Utah Will Not Appeal Decision Holding Ag-Gag Law UnconstitutionalPosted on September 7, 2017
The Animal Legal Defense Fund and People for the Ethical Treatment of Animals (PETA) are pleased to announce that their successful lawsuit against Utah’s Ag-Gag law, which criminalized undercover investigations at factory farms and slaughterhouses, will not be appealed. The U.S. District Court of Utah declared the state’s Ag-Gag statute unconstitutional in July, holding that it violated the free speech rights of undercover investigators and journalists. On Sept. 6, 2017, Utah’s attorneys filed court documents stating they will not appeal that decision.

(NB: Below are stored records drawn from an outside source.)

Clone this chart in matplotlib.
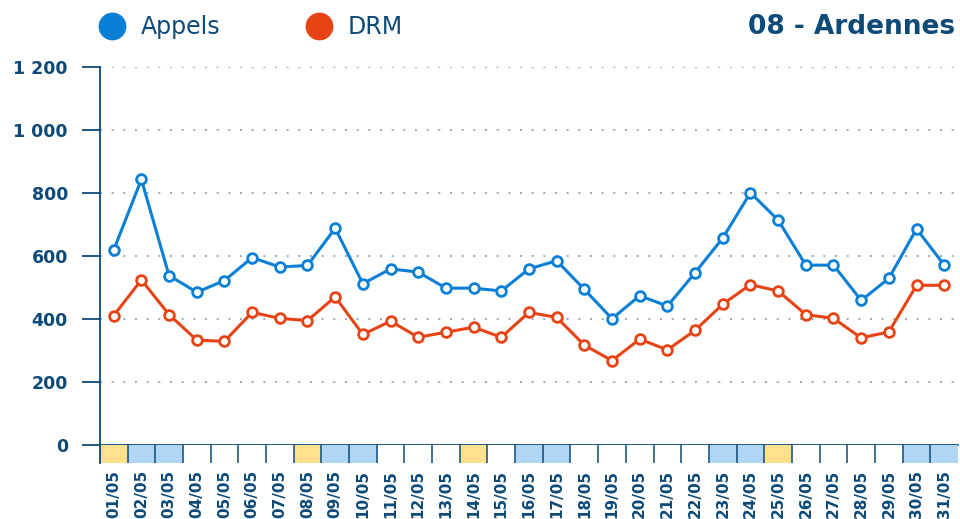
import matplotlib.pyplot as plt
from matplotlib.lines import Line2D

# Données
jours = ['01/05', '02/05', '03/05', '04/05', '05/05', '06/05', '07/05', '08/05', '09/05', '10/05',
         '11/05', '12/05', '13/05', '14/05', '15/05', '16/05', '17/05', '18/05', '19/05', '20/05',
         '21/05', '22/05', '23/05', '24/05', '25/05', '26/05', '27/05', '28/05', '29/05', '30/05', '31/05']
appels = [619, 843, 538, 485, 522, 595, 565, 570, 688, 512,
          559, 549, 498, 498, 489, 559, 585, 494, 401, 474,
          441, 547, 657, 801, 714, 571, 571, 459, 529, 686, 571]
drm = [411, 524, 414, 333, 329, 421, 402, 395, 470, 351,
       393, 342, 358, 374, 342, 421, 405, 317, 268, 336,
       302, 364, 447, 509, 489, 414, 402, 340, 359, 507, 507]
# type de jour : 'f' = férié, 'w' = week-end, '' = normal
type_jour = ['f', 'w', 'w', '', '', '', '', 'f', 'w', 'w',
             '', '', '', 'f', '', 'w', 'w', '', '', '',
             '', '', 'w', 'w', 'f', '', '', '', '', 'w', 'w']
yticks = [0, 200, 400, 600, 800, 1000, 1200]

navy = '#0d4a78'
bleu = '#0a7fd6'
orange = '#e84315'
couleurs_jour = {'f': '#ffe08c', 'w': '#b0d5f5', '': 'white'}

plt.rcParams['font.family'] = ['DejaVu Sans']

fig = plt.figure(figsize=(9.6, 5.19), dpi=100)
ax = fig.add_axes([0.104, 1 - 445 / 519, 0.894, (445 - 67) / 519])

x = list(range(len(jours)))
ax.plot(x, appels, color=bleu, lw=2.2, marker='o', ms=7, mfc='white', mec=bleu, mew=2, zorder=3)
ax.plot(x, drm, color=orange, lw=2.2, marker='o', ms=7, mfc='white', mec=orange, mew=2, zorder=3)

ax.set_xlim(-0.5, len(jours) - 0.5)
ax.set_ylim(0, 1200)
ax.set_xticks([])
ax.set_yticks(yticks)
ax.set_yticklabels([f'{v:,}'.replace(',', ' ') for v in yticks])
ax.tick_params(axis='y', length=13, width=1.3, color=navy, labelcolor=navy, labelsize=12.5, pad=10)
for lab in ax.get_yticklabels():
    lab.set_fontweight('bold')
for v in yticks[1:]:
    ax.axhline(v, color='#93abc2', lw=1.4, linestyle=(0, (1, 5)), zorder=1)
for s in ['top', 'right']:
    ax.spines[s].set_visible(False)
ax.spines['left'].set_color(navy)
ax.spines['left'].set_linewidth(1.3)
ax.spines['bottom'].set_color(navy)
ax.spines['bottom'].set_linewidth(1.3)

# Bandeau des jours
ax2 = fig.add_axes([0.104, 1 - 463 / 519, 0.894, 18 / 519])
ax2.bar(x, 1, width=1, color=[couleurs_jour[t] for t in type_jour], linewidth=0)
for i in range(len(jours)):
    ax2.axvline(i - 0.5, color=navy, lw=1.1)
ax2.set_xlim(-0.5, len(jours) - 0.5)
ax2.set_ylim(0, 1)
ax2.set_yticks([])
ax2.set_xticks(x)
ax2.set_xticklabels(jours, rotation=90, fontweight='bold')
ax2.tick_params(axis='x', length=0, labelcolor=navy, labelsize=11, pad=5)
for s in ax2.spines.values():
    s.set_visible(False)
ax2.spines['left'].set_visible(True)
ax2.spines['left'].set_color(navy)
ax2.spines['left'].set_linewidth(1.3)

# Légende et titre
handles = [Line2D([], [], marker='o', ls='', ms=19, color=bleu),
           Line2D([], [], marker='o', ls='', ms=19, color=orange)]
fig.legend(handles, ['Appels', 'DRM'], loc='center left', bbox_to_anchor=(0.08, 0.948),
           ncol=2, frameon=False, fontsize=17, handletextpad=0.6, columnspacing=3.6,
           labelcolor=navy, handlelength=1.2)
fig.text(0.995, 0.948, '08 - Ardennes', ha='right', va='center', fontsize=19,
         fontweight='bold', color=navy)

fig.savefig('out.png', dpi=100)
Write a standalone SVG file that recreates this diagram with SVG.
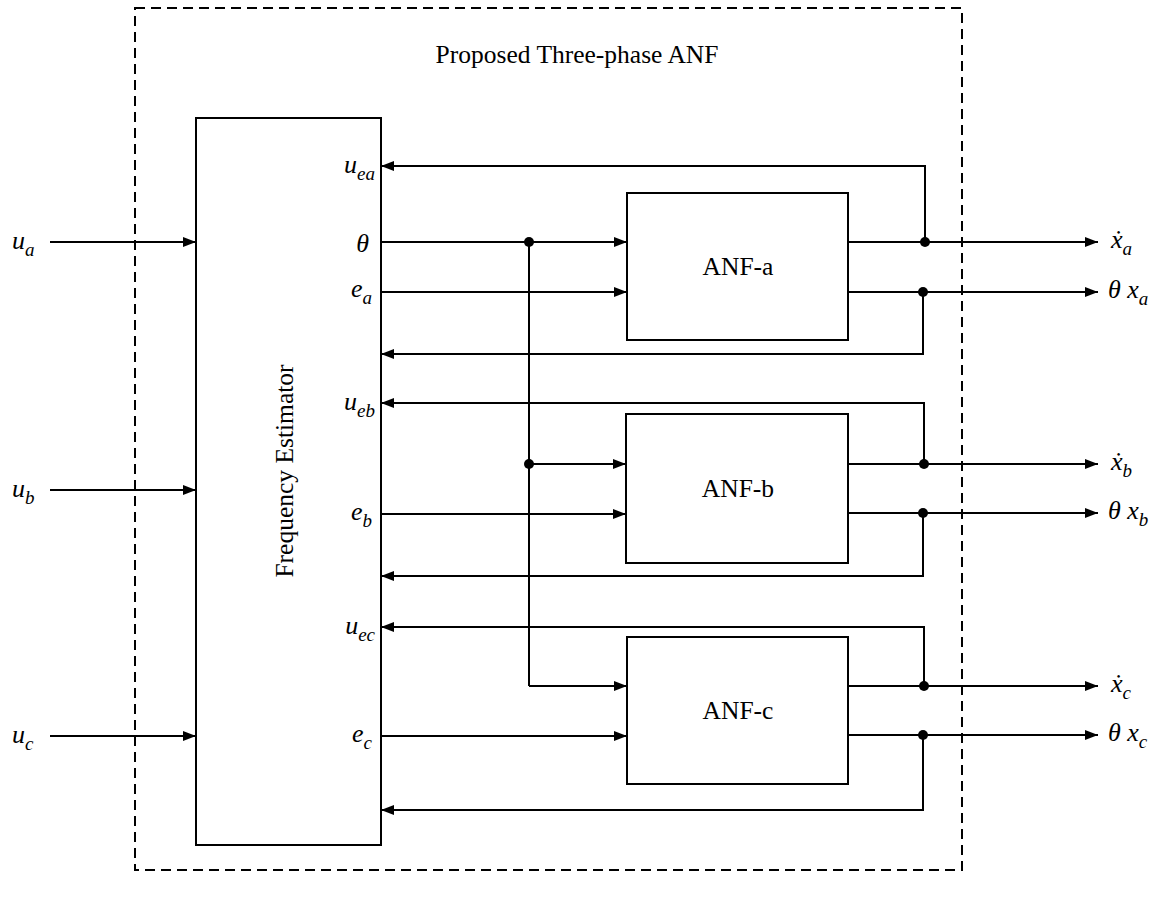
<svg xmlns="http://www.w3.org/2000/svg" width="1161" height="899" viewBox="0 0 1161 899">
<style>
.ln{fill:none;stroke:#000;stroke-width:2}
.bx{fill:#fff;stroke:#000;stroke-width:2}
.ar{marker-end:url(#ah)}
.t{font-family:"Liberation Serif","Times New Roman",serif;font-size:25.5px;fill:#000}
.m{font-family:"Liberation Serif","Times New Roman",serif;font-style:italic;font-size:26px;fill:#000}
.s{font-size:19px}
.e{text-anchor:end}
</style>
<defs>
<marker id="ah" markerUnits="userSpaceOnUse" markerWidth="14" markerHeight="12" refX="13" refY="5" orient="auto">
<path d="M0,0 L13,5 L0,10 z" fill="#000"/>
</marker>
</defs>
<rect width="1161" height="899" fill="#fff"/>
<g id="boundary">
<rect x="135" y="8" width="827" height="862" fill="none" stroke="#000" stroke-width="2" stroke-dasharray="10,6"/>
<text class="t" x="577" y="63" text-anchor="middle">Proposed Three-phase ANF</text>
</g>
<g id="freq-est">
<rect class="bx" x="196" y="118" width="185" height="727"/>
<text class="t" transform="translate(293,471) rotate(-90)" text-anchor="middle">Frequency Estimator</text>
</g>
<g id="anf-a">
<rect class="bx" x="627" y="193" width="221" height="147"/>
<text class="t" x="738" y="275" text-anchor="middle">ANF-a</text>
</g>
<g id="anf-b">
<rect class="bx" x="626" y="414" width="222" height="149"/>
<text class="t" x="738" y="497" text-anchor="middle">ANF-b</text>
</g>
<g id="anf-c">
<rect class="bx" x="627" y="637" width="221" height="147"/>
<text class="t" x="738" y="719" text-anchor="middle">ANF-c</text>
</g>
<g id="connectors">
<path class="ln ar" d="M50,242 H196"/>
<path class="ln ar" d="M50,490 H196"/>
<path class="ln ar" d="M50,736 H196"/>
<path class="ln ar" d="M381,242 H627"/>
<path class="ln" d="M529,242 V686"/>
<path class="ln ar" d="M529,464 H626"/>
<path class="ln ar" d="M529,686 H627"/>
<path class="ln ar" d="M381,292 H627"/>
<path class="ln ar" d="M381,514 H626"/>
<path class="ln ar" d="M381,736 H627"/>
<path class="ln ar" d="M848,242 H1098"/>
<path class="ln ar" d="M848,292 H1098"/>
<path class="ln ar" d="M848,464 H1098"/>
<path class="ln ar" d="M848,513 H1098"/>
<path class="ln ar" d="M848,686 H1098"/>
<path class="ln ar" d="M848,735 H1098"/>
<path class="ln ar" d="M925,242 V166 H381"/>
<path class="ln ar" d="M923,292 V354 H381"/>
<path class="ln ar" d="M924,464 V403 H381"/>
<path class="ln ar" d="M923,513 V576 H381"/>
<path class="ln ar" d="M924,686 V627 H381"/>
<path class="ln ar" d="M923,735 V810 H381"/>
<g fill="#000">
<circle cx="529" cy="242" r="5"/>
<circle cx="529" cy="464" r="5"/>
<circle cx="925" cy="242" r="5"/>
<circle cx="923" cy="292" r="5"/>
<circle cx="924" cy="464" r="5"/>
<circle cx="923" cy="513" r="5"/>
<circle cx="924" cy="686" r="5"/>
<circle cx="923" cy="735" r="5"/>
</g>
</g>
<g id="labels">
<text class="m" x="12" y="249">u<tspan class="s" dy="7">a</tspan></text>
<text class="m" x="12" y="497">u<tspan class="s" dy="7">b</tspan></text>
<text class="m" x="12" y="743">u<tspan class="s" dy="7">c</tspan></text>
<text class="m e" x="375" y="173">u<tspan class="s" dy="7">ea</tspan></text>
<text class="m e" x="369" y="252">θ</text>
<text class="m e" x="372" y="297">e<tspan class="s" dy="7">a</tspan></text>
<text class="m e" x="375" y="410">u<tspan class="s" dy="7">eb</tspan></text>
<text class="m e" x="372" y="520">e<tspan class="s" dy="7">b</tspan></text>
<text class="m e" x="375" y="634">u<tspan class="s" dy="7">ec</tspan></text>
<text class="m e" x="372" y="742">e<tspan class="s" dy="7">c</tspan></text>
<text class="m" x="1111" y="248">ẋ<tspan class="s" dy="7">a</tspan></text>
<text class="m" x="1108" y="298">θ x<tspan class="s" dy="7">a</tspan></text>
<text class="m" x="1111" y="470">ẋ<tspan class="s" dy="7">b</tspan></text>
<text class="m" x="1108" y="519">θ x<tspan class="s" dy="7">b</tspan></text>
<text class="m" x="1111" y="692">ẋ<tspan class="s" dy="7">c</tspan></text>
<text class="m" x="1108" y="741">θ x<tspan class="s" dy="7">c</tspan></text>
</g>
</svg>
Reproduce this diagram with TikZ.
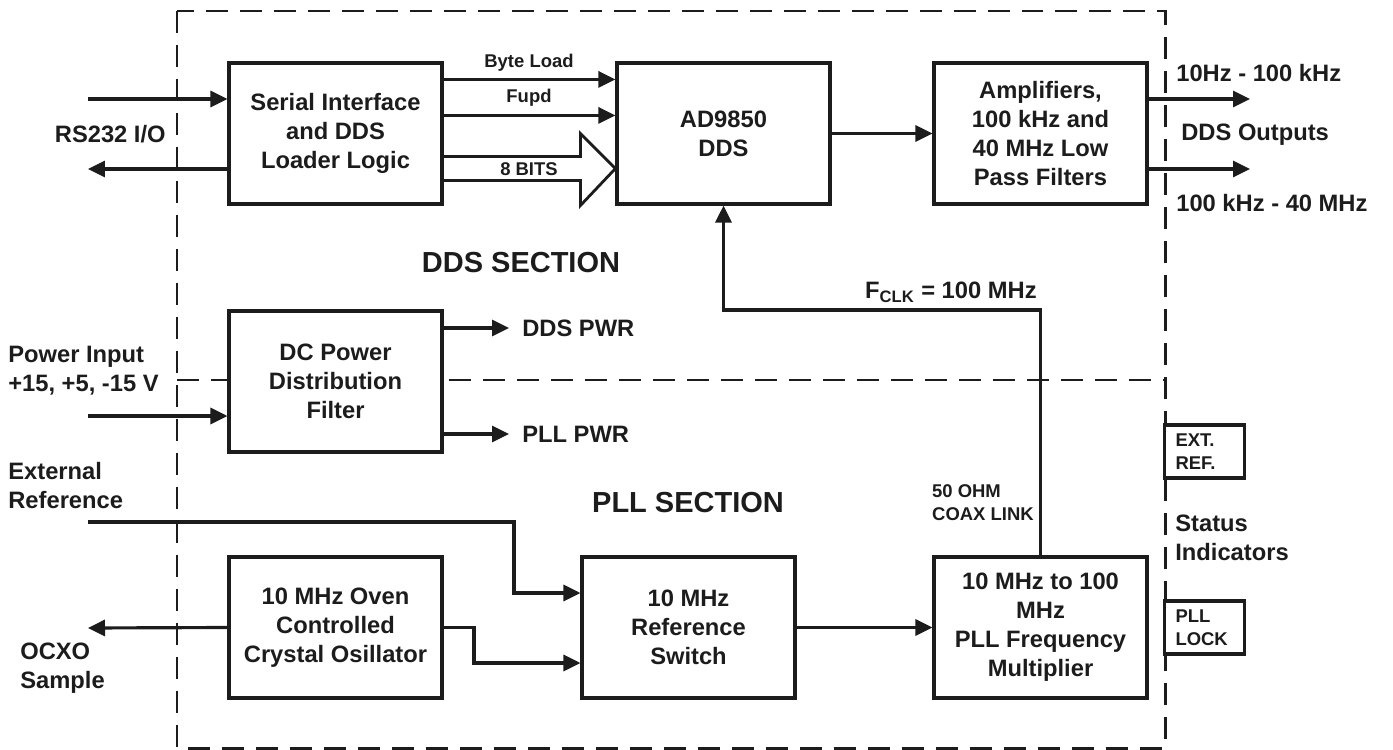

“Utah’s decision not to appeal its loss is a signal to other states that these unconstitutional Ag-Gag laws are indefensible,” says Stephen Wells, executive director of the Animal Legal Defense Fund. “Should Utah’s legislature try to pass a new Ag-Gag law to replace the last one, we’ll see them back in court.”
“Coupled with our recent victory in Idaho, this decision shows that states are going to have a hard time covering up cruelty to animals,” says PETA Foundation Director of Animal Law Jared Goodman. “Americans have a right to know that workers in the meat industry stomp on and throw chickens around like footballs, smash piglets’ heads against concrete floors, and beat and sexually assault pigs with canes and gate rods.”
The Utah lawsuit, filed in 2013, was the first to challenge Ag-Gag laws, which are on the books in nine states. The Animal Legal Defense Fund—leading a coalition of animal protection, environmental protection and civil rights organizations—successfully struck down Idaho’s Ag-Gag law in 2015, a decision currently on appeal in the Ninth Circuit. The Animal Legal Defense Fund is committed to challenging Ag-Gag laws across the country.